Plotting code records
┄┄┄┄┄┄┄┄┄┄┄┄┄┄┄┄┄┄┄┄

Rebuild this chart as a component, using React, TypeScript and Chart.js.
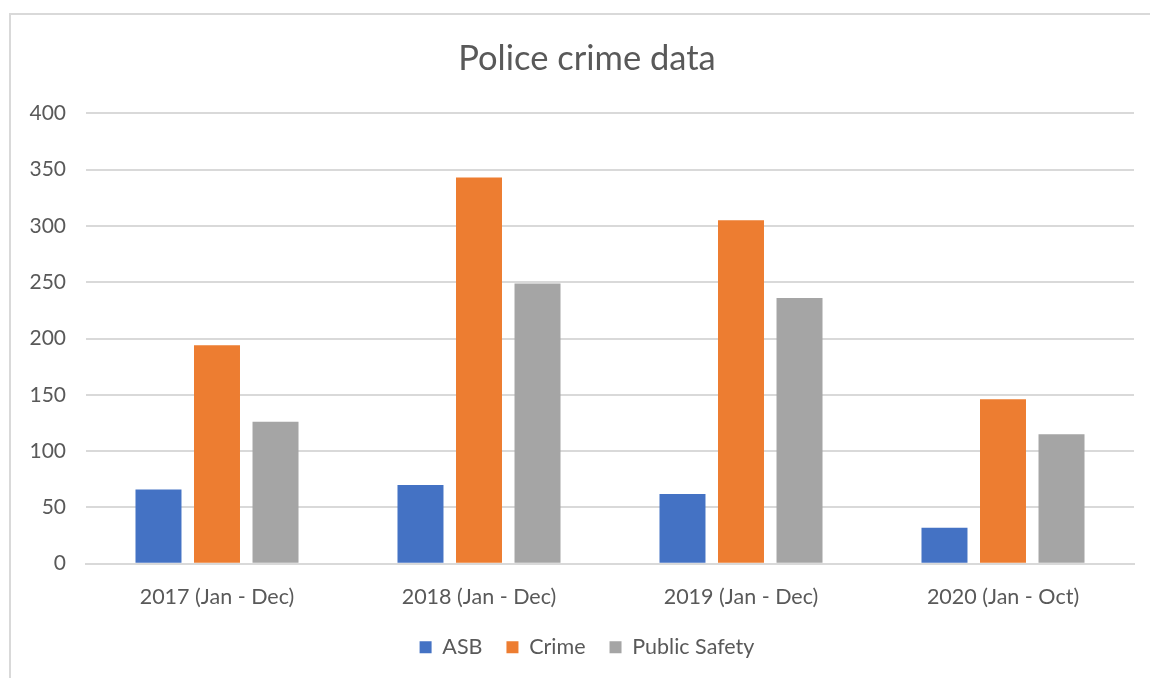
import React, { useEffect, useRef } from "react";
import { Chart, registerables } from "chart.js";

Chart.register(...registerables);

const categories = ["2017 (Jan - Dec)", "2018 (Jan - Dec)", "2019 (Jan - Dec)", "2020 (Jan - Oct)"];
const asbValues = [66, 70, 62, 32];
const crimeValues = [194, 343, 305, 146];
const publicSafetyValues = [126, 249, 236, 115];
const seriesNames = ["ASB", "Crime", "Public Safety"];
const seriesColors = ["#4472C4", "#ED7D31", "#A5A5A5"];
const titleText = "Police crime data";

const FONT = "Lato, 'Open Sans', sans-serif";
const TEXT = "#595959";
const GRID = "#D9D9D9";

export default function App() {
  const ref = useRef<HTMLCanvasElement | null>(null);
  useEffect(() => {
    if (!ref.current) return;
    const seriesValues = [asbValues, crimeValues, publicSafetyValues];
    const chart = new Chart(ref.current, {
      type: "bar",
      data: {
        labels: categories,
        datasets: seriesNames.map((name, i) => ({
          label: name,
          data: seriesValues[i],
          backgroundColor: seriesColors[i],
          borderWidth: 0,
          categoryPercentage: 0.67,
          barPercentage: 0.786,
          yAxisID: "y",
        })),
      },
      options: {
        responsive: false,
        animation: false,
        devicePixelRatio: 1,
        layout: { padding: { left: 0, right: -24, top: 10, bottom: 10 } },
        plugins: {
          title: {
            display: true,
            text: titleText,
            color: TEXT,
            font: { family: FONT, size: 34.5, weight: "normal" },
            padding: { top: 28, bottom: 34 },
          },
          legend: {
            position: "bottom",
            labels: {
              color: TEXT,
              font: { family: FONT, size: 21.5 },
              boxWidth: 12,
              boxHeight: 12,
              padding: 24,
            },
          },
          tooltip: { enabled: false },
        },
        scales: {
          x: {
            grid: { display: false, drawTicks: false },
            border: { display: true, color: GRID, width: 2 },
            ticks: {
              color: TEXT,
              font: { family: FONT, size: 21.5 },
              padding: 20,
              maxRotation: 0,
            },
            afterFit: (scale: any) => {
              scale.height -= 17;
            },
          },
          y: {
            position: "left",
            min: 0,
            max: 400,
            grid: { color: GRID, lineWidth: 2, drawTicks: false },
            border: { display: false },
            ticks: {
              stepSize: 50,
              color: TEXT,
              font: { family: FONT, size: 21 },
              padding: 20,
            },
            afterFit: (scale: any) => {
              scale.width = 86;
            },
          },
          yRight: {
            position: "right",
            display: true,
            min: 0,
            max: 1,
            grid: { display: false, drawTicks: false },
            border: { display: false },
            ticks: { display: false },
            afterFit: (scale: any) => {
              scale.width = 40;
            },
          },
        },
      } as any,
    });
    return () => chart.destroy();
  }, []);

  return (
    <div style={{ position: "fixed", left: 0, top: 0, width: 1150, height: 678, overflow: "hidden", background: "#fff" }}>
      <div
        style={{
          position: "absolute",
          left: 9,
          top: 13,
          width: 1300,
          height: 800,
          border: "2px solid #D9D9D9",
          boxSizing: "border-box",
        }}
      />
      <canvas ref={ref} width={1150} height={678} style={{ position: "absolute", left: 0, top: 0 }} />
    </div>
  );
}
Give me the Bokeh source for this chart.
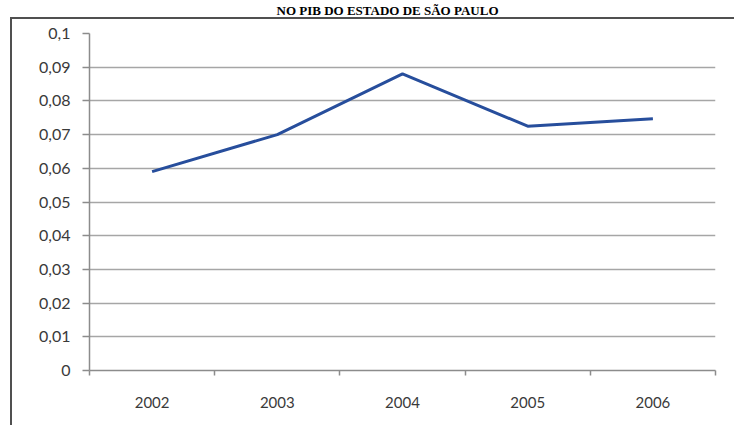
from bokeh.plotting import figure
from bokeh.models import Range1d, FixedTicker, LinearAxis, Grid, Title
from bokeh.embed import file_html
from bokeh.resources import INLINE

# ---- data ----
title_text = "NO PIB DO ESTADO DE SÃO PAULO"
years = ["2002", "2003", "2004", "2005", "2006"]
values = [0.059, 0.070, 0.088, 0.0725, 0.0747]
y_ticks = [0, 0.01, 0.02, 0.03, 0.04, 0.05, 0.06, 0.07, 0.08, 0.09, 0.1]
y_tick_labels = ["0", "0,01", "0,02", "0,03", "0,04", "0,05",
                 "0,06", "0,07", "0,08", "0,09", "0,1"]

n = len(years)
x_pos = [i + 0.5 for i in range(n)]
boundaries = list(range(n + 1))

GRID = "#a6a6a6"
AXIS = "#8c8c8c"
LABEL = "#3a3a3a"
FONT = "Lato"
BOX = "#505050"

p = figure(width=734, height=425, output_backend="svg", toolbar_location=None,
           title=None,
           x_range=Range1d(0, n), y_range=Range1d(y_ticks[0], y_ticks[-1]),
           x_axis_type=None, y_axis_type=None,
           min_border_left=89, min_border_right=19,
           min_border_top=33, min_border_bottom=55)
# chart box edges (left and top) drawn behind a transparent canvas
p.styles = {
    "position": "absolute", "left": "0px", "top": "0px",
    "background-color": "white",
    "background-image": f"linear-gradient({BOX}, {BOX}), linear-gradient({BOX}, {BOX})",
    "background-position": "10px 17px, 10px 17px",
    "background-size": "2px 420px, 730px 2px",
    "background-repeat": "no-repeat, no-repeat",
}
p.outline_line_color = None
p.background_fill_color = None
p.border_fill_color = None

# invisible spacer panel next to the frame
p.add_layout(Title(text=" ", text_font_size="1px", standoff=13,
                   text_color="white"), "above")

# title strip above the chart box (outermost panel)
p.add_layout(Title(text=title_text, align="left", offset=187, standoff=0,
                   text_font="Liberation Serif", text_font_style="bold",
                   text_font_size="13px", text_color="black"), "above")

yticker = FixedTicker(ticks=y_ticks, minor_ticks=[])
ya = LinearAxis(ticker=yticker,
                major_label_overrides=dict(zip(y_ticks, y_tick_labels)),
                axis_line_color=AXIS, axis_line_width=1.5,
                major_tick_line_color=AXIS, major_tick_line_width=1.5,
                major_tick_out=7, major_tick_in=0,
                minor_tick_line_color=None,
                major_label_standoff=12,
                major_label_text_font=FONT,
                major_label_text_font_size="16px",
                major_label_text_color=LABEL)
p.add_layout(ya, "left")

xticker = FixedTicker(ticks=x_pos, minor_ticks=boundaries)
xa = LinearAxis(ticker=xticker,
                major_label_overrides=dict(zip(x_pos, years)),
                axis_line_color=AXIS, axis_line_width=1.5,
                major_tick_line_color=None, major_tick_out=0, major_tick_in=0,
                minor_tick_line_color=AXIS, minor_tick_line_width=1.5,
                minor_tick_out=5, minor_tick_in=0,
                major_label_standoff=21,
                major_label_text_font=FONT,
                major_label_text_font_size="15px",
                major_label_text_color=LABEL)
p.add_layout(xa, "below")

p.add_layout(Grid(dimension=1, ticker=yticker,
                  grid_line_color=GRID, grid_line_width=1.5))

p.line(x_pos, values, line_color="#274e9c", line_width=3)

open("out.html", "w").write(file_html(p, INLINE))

┄┄┄┄┄┄┄┄┄┄┄┄┄┄┄┄┄┄┄┄

Request
Every record must be copied exactly, with the pictures left out.

Written solution
Rebuild this chart as a component, using React, TypeScript and Chart.js.
import React, { useEffect, useRef } from "react";
import { Chart, registerables } from "chart.js";

Chart.register(...registerables);

const categories = ["2017 (Jan - Dec)", "2018 (Jan - Dec)", "2019 (Jan - Dec)", "2020 (Jan - Oct)"];
const asbValues = [66, 70, 62, 32];
const crimeValues = [194, 343, 305, 146];
const publicSafetyValues = [126, 249, 236, 115];
const seriesNames = ["ASB", "Crime", "Public Safety"];
const seriesColors = ["#4472C4", "#ED7D31", "#A5A5A5"];
const titleText = "Police crime data";

const FONT = "Lato, 'Open Sans', sans-serif";
const TEXT = "#595959";
const GRID = "#D9D9D9";

export default function App() {
  const ref = useRef<HTMLCanvasElement | null>(null);
  useEffect(() => {
    if (!ref.current) return;
    const seriesValues = [asbValues, crimeValues, publicSafetyValues];
    const chart = new Chart(ref.current, {
      type: "bar",
      data: {
        labels: categories,
        datasets: seriesNames.map((name, i) => ({
          label: name,
          data: seriesValues[i],
          backgroundColor: seriesColors[i],
          borderWidth: 0,
          categoryPercentage: 0.67,
          barPercentage: 0.786,
          yAxisID: "y",
        })),
      },
      options: {
        responsive: false,
        animation: false,
        devicePixelRatio: 1,
        layout: { padding: { left: 0, right: -24, top: 10, bottom: 10 } },
        plugins: {
          title: {
            display: true,
            text: titleText,
            color: TEXT,
            font: { family: FONT, size: 34.5, weight: "normal" },
            padding: { top: 28, bottom: 34 },
          },
          legend: {
            position: "bottom",
            labels: {
              color: TEXT,
              font: { family: FONT, size: 21.5 },
              boxWidth: 12,
              boxHeight: 12,
              padding: 24,
            },
          },
          tooltip: { enabled: false },
        },
        scales: {
          x: {
            grid: { display: false, drawTicks: false },
            border: { display: true, color: GRID, width: 2 },
            ticks: {
              color: TEXT,
              font: { family: FONT, size: 21.5 },
              padding: 20,
              maxRotation: 0,
            },
            afterFit: (scale: any) => {
              scale.height -= 17;
            },
          },
          y: {
            position: "left",
            min: 0,
            max: 400,
            grid: { color: GRID, lineWidth: 2, drawTicks: false },
            border: { display: false },
            ticks: {
              stepSize: 50,
              color: TEXT,
              font: { family: FONT, size: 21 },
              padding: 20,
            },
            afterFit: (scale: any) => {
              scale.width = 86;
            },
          },
          yRight: {
            position: "right",
            display: true,
            min: 0,
            max: 1,
            grid: { display: false, drawTicks: false },
            border: { display: false },
            ticks: { display: false },
            afterFit: (scale: any) => {
              scale.width = 40;
            },
          },
        },
      } as any,
    });
    return () => chart.destroy();
  }, []);

  return (
    <div style={{ position: "fixed", left: 0, top: 0, width: 1150, height: 678, overflow: "hidden", background: "#fff" }}>
      <div
        style={{
          position: "absolute",
          left: 9,
          top: 13,
          width: 1300,
          height: 800,
          border: "2px solid #D9D9D9",
          boxSizing: "border-box",
        }}
      />
      <canvas ref={ref} width={1150} height={678} style={{ position: "absolute", left: 0, top: 0 }} />
    </div>
  );
}
Give me the Bokeh source for this chart.
from bokeh.plotting import figure
from bokeh.models import Range1d, FixedTicker, LinearAxis, Grid, Title
from bokeh.embed import file_html
from bokeh.resources import INLINE

# ---- data ----
title_text = "NO PIB DO ESTADO DE SÃO PAULO"
years = ["2002", "2003", "2004", "2005", "2006"]
values = [0.059, 0.070, 0.088, 0.0725, 0.0747]
y_ticks = [0, 0.01, 0.02, 0.03, 0.04, 0.05, 0.06, 0.07, 0.08, 0.09, 0.1]
y_tick_labels = ["0", "0,01", "0,02", "0,03", "0,04", "0,05",
                 "0,06", "0,07", "0,08", "0,09", "0,1"]

n = len(years)
x_pos = [i + 0.5 for i in range(n)]
boundaries = list(range(n + 1))

GRID = "#a6a6a6"
AXIS = "#8c8c8c"
LABEL = "#3a3a3a"
FONT = "Lato"
BOX = "#505050"

p = figure(width=734, height=425, output_backend="svg", toolbar_location=None,
           title=None,
           x_range=Range1d(0, n), y_range=Range1d(y_ticks[0], y_ticks[-1]),
           x_axis_type=None, y_axis_type=None,
           min_border_left=89, min_border_right=19,
           min_border_top=33, min_border_bottom=55)
# chart box edges (left and top) drawn behind a transparent canvas
p.styles = {
    "position": "absolute", "left": "0px", "top": "0px",
    "background-color": "white",
    "background-image": f"linear-gradient({BOX}, {BOX}), linear-gradient({BOX}, {BOX})",
    "background-position": "10px 17px, 10px 17px",
    "background-size": "2px 420px, 730px 2px",
    "background-repeat": "no-repeat, no-repeat",
}
p.outline_line_color = None
p.background_fill_color = None
p.border_fill_color = None

# invisible spacer panel next to the frame
p.add_layout(Title(text=" ", text_font_size="1px", standoff=13,
                   text_color="white"), "above")

# title strip above the chart box (outermost panel)
p.add_layout(Title(text=title_text, align="left", offset=187, standoff=0,
                   text_font="Liberation Serif", text_font_style="bold",
                   text_font_size="13px", text_color="black"), "above")

yticker = FixedTicker(ticks=y_ticks, minor_ticks=[])
ya = LinearAxis(ticker=yticker,
                major_label_overrides=dict(zip(y_ticks, y_tick_labels)),
                axis_line_color=AXIS, axis_line_width=1.5,
                major_tick_line_color=AXIS, major_tick_line_width=1.5,
                major_tick_out=7, major_tick_in=0,
                minor_tick_line_color=None,
                major_label_standoff=12,
                major_label_text_font=FONT,
                major_label_text_font_size="16px",
                major_label_text_color=LABEL)
p.add_layout(ya, "left")

xticker = FixedTicker(ticks=x_pos, minor_ticks=boundaries)
xa = LinearAxis(ticker=xticker,
                major_label_overrides=dict(zip(x_pos, years)),
                axis_line_color=AXIS, axis_line_width=1.5,
                major_tick_line_color=None, major_tick_out=0, major_tick_in=0,
                minor_tick_line_color=AXIS, minor_tick_line_width=1.5,
                minor_tick_out=5, minor_tick_in=0,
                major_label_standoff=21,
                major_label_text_font=FONT,
                major_label_text_font_size="15px",
                major_label_text_color=LABEL)
p.add_layout(xa, "below")

p.add_layout(Grid(dimension=1, ticker=yticker,
                  grid_line_color=GRID, grid_line_width=1.5))

p.line(x_pos, values, line_color="#274e9c", line_width=3)

open("out.html", "w").write(file_html(p, INLINE))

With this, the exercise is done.